DATA PROVIDED =
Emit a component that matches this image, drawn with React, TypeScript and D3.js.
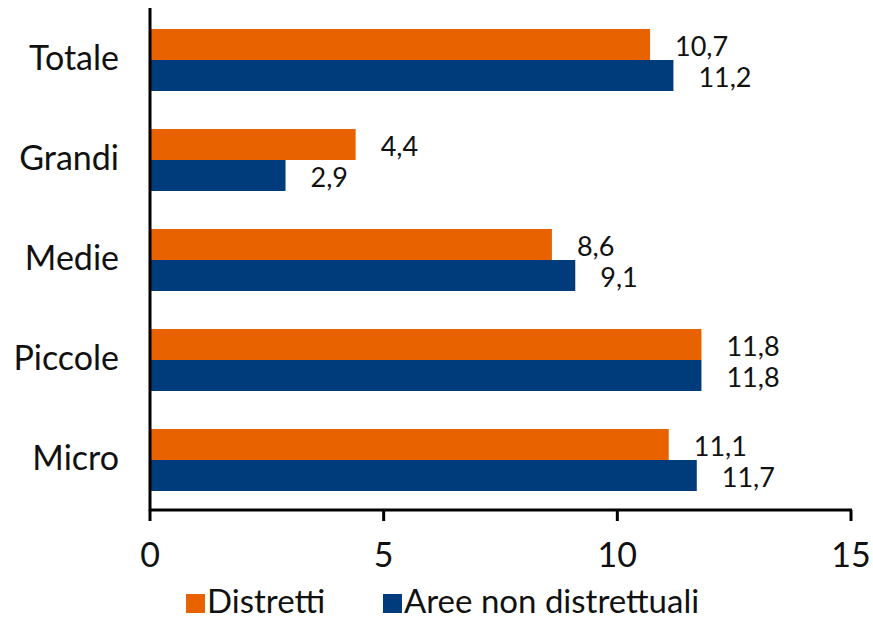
import React from "react";
import * as d3 from "d3";

const categories = ["Totale", "Grandi", "Medie", "Piccole", "Micro"];
const distretti = [10.7, 4.4, 8.6, 11.8, 11.1];
const nonDistrettuali = [11.2, 2.9, 9.1, 11.8, 11.7];
const seriesNames = ["Distretti", "Aree non distrettuali"];
const ticks = [0, 5, 10, 15];
const colors = ["#E86200", "#003B7B"];

export default function App() {
  const W = 873, H = 621;
  const x = d3.scaleLinear().domain([0, 15]).range([150, 851]);
  const y = d3.scaleBand().domain(categories).range([10, 510]).paddingInner(0.38).paddingOuter(0.19);
  const sub = d3.scaleBand().domain(["0", "1"]).range([0, y.bandwidth()]);
  const font = "Lato, 'Open Sans', sans-serif";
  const fmt = (v: number) => v.toFixed(1).replace(".", ",");
  const series = [distretti, nonDistrettuali];
  return (
    <svg width={W} height={H} style={{ position: "absolute", left: 0, top: 0, background: "#fff" }}>
      {categories.map((c, i) =>
        series.map((s, k) => {
          const y0 = (y(c) as number) + (sub(String(k)) as number);
          return (
            <g key={c + k}>
              <rect x={x(0)} y={y0} width={x(s[i]) - x(0)} height={sub.bandwidth()} fill={colors[k]} />
              <text x={x(s[i]) + 25} y={y0 + sub.bandwidth() / 2 + 11} fontFamily={font} fontSize={27} fill="#111">
                {fmt(s[i])}
              </text>
            </g>
          );
        })
      )}
      {categories.map((c) => (
        <text key={c} x={119} y={(y(c) as number) + y.bandwidth() / 2 + 10} textAnchor="end" fontFamily={font} fontSize={34} fill="#111">
          {c}
        </text>
      ))}
      <line x1={150} x2={150} y1={8} y2={511} stroke="#000" strokeWidth={3} />
      <line x1={150} x2={852} y1={510} y2={510} stroke="#000" strokeWidth={3} />
      {ticks.map((t) => (
        <g key={t}>
          <line x1={x(t)} x2={x(t)} y1={510} y2={521} stroke="#000" strokeWidth={3} />
          <text x={x(t)} y={567} textAnchor="middle" fontFamily={font} fontSize={34} fill="#111">
            {t}
          </text>
        </g>
      ))}
      <rect x={186} y={594} width={19} height={19} fill={colors[0]} />
      <text x={207} y={613} fontFamily={font} fontSize={33} fill="#111">{seriesNames[0]}</text>
      <rect x={383} y={594} width={19} height={19} fill={colors[1]} />
      <text x={404} y={613} fontFamily={font} fontSize={33} fill="#111">{seriesNames[1]}</text>
    </svg>
  );
}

INSTRUCTIONS TO FOLLOW =
Extract, from the listing above, every line where the string "React" occurs.

WORKED SOLUTION =
Emit a component that matches this image, drawn with React, TypeScript and D3.js.
import React from "react";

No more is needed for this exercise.